[YOUR TASK]: Find the lines with the string "this" and return them.

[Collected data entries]
------------------------------------------------------------

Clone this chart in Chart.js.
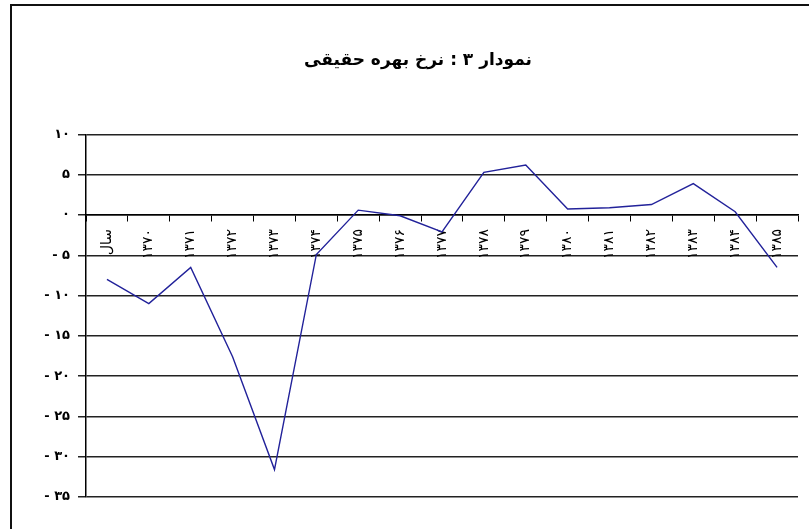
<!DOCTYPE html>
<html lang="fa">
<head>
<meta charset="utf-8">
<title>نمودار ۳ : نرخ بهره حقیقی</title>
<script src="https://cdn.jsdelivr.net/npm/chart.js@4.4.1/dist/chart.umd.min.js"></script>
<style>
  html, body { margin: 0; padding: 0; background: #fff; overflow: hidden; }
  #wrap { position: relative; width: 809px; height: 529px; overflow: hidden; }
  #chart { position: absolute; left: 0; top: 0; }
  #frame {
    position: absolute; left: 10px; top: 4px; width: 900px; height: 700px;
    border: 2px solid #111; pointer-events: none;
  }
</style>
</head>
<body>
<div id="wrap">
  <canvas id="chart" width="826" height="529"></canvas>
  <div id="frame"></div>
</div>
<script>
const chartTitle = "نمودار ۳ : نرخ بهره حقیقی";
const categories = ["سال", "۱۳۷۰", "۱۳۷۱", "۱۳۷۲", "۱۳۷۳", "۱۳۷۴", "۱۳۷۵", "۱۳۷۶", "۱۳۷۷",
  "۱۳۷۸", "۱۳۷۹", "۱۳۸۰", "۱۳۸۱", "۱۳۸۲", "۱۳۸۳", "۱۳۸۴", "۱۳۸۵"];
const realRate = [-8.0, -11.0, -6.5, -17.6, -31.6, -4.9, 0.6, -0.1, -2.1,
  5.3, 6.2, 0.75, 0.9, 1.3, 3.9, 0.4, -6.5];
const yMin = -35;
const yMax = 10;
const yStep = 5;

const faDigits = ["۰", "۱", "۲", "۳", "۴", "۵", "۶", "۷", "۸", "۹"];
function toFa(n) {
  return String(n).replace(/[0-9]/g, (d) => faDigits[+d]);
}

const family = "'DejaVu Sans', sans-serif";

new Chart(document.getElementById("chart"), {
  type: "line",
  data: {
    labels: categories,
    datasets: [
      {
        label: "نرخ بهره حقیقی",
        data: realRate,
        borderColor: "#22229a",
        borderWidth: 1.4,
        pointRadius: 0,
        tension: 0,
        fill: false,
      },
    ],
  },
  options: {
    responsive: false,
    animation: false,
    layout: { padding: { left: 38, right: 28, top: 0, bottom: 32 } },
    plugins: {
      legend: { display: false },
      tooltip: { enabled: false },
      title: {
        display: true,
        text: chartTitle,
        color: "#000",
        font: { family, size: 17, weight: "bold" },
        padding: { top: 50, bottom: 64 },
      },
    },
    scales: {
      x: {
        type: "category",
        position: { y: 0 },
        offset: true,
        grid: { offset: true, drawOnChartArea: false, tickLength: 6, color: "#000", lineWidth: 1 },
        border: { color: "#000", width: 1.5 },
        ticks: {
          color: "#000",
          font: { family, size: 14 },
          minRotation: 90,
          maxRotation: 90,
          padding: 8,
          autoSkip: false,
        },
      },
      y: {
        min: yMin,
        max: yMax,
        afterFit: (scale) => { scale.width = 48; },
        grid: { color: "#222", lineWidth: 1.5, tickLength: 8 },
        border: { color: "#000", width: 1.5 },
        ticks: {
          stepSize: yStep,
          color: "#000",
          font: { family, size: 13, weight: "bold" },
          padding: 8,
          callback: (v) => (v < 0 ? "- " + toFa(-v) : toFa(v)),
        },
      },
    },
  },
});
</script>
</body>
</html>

------------------------------------------------------------

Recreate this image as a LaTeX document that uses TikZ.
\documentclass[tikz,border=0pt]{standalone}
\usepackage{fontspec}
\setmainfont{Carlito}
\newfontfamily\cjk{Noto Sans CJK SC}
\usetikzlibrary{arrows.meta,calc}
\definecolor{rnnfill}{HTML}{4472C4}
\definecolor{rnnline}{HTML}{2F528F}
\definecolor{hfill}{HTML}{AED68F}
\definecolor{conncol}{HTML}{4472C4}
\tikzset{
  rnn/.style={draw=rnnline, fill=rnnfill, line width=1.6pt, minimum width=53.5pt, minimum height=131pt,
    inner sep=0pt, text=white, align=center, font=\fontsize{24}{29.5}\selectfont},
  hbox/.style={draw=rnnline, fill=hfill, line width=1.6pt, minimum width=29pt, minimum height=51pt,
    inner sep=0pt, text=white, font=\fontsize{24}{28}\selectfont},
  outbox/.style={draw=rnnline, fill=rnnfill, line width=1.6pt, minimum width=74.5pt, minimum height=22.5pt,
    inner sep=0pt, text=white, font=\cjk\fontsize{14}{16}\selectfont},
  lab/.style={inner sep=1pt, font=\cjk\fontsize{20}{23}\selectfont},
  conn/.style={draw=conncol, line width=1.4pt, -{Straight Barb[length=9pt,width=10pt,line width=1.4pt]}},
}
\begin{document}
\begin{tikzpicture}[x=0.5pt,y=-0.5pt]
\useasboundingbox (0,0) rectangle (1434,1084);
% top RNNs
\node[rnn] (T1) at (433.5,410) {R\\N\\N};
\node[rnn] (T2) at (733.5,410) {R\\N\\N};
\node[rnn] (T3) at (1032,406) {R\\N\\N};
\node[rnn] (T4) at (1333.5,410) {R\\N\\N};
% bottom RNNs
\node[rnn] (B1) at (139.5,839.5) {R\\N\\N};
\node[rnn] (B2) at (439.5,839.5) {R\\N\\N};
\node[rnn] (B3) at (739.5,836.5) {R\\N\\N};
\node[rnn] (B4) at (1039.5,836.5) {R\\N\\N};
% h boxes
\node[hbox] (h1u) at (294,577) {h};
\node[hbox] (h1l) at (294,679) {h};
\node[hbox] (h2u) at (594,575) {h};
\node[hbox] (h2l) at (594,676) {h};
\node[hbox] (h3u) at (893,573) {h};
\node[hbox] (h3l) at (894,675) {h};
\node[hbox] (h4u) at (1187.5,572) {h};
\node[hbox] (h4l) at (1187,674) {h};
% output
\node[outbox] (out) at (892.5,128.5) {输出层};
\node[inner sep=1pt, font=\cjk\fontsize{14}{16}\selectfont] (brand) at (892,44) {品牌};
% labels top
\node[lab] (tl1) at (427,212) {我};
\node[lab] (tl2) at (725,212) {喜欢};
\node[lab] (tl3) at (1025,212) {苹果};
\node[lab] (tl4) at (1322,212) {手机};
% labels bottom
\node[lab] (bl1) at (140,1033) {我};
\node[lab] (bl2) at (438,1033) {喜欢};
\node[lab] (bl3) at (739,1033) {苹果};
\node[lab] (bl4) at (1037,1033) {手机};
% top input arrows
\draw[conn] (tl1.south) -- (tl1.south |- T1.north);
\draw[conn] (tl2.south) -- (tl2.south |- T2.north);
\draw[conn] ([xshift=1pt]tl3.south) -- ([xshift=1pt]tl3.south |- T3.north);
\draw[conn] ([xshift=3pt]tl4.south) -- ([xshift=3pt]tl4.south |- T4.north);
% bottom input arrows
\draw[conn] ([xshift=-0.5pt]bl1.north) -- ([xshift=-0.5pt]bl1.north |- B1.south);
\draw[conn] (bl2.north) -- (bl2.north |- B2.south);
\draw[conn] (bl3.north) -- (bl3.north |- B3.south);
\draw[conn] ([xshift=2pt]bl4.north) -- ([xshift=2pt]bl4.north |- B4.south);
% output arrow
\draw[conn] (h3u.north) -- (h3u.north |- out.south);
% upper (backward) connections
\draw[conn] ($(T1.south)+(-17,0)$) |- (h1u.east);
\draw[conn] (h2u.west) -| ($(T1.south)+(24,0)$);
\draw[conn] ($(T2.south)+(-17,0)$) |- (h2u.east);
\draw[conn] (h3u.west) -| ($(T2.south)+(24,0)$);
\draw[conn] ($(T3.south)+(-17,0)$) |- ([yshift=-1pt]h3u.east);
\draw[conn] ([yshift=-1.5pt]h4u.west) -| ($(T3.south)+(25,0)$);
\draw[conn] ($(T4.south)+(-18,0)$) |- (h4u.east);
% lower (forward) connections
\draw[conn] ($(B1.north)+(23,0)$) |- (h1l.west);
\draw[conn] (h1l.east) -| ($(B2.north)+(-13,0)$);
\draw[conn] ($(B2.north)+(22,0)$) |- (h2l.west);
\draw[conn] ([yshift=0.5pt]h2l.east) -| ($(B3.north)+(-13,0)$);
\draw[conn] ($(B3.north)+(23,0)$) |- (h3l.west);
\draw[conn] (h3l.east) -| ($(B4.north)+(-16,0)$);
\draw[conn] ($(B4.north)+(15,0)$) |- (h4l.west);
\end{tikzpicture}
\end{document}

------------------------------------------------------------

[SOLUTION]:
Clone this chart in Chart.js.
Recreate this image as a LaTeX document that uses TikZ.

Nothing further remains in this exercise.